Et puis, il y a Haïm Stachewsky, soldat de première classe, dans une unité spéciale informatique. Haïm a 26 ans, il est ultra-orthodoxe, originaire de Safed, a étudié dans une yeshiva (école talmudique) de Bney Brak et s'apprête à recevoir une formation d'officier. Il voit son engagement militaire comme une mission, "afin de faire connaître ma communauté", dit-il. Mais celle-ci ne partage pas le choix et la loyauté de Haïm à l'égard de l'Etat d'Israël. "Mes amis et même ma famille, sauf mon épouse et ma mère, ont cessé toute relation avec moi. Ils me pleurent comme si j'étais mort", révèle-t-il avec souffrance. Un proche lui a téléphoné pour lui annoncer qu'il allait prier pour l'échec de sa carrière militaire. Un autre, pour lui demander comment il va, lui lance : "comment cela se passe-t-il chez les Sionistes?", en accompagnant ce dernier terme de quelques insultes.

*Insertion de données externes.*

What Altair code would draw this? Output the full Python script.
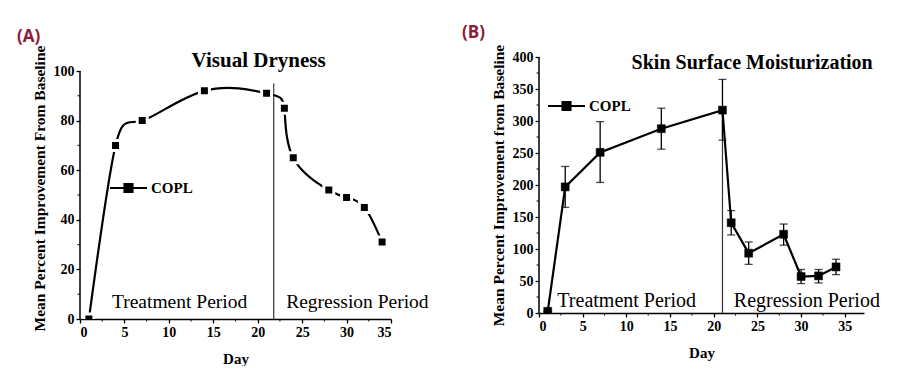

Pour Haïm, le mot "sionisme", n'est pas une injure, il n'y a pas d'incompatibilité entre sionisme et Halakha (loi juive).
Toutes les composantes du Peuple Juif se doivent de participer à l'effort pour la pérennité d'Israël. Au sein de la population laïque, guettée par un manque de patriotisme et une perte des valeurs juives et sionistes, mais aussi au sein de la population ultra-orthodoxe qui vit en majorité de l'assistanat d'un Etat sioniste dont elle rejette les valeurs. La prière peut aider, elle est un élément positif, mais qui veillera sur Israël, sur le Peuple Juif dont font partie les Haredim, si ce n'est son armée?
Mardi, dans le public, sur la pelouse de la résidence du président de l'Etat, à Jérusalem, l'épouse et la mère de Haïm étaient fières et, à travers elles, tout Israël.
"Haïm, tu es un Tsaddik, tu es l'avenir de ce pays".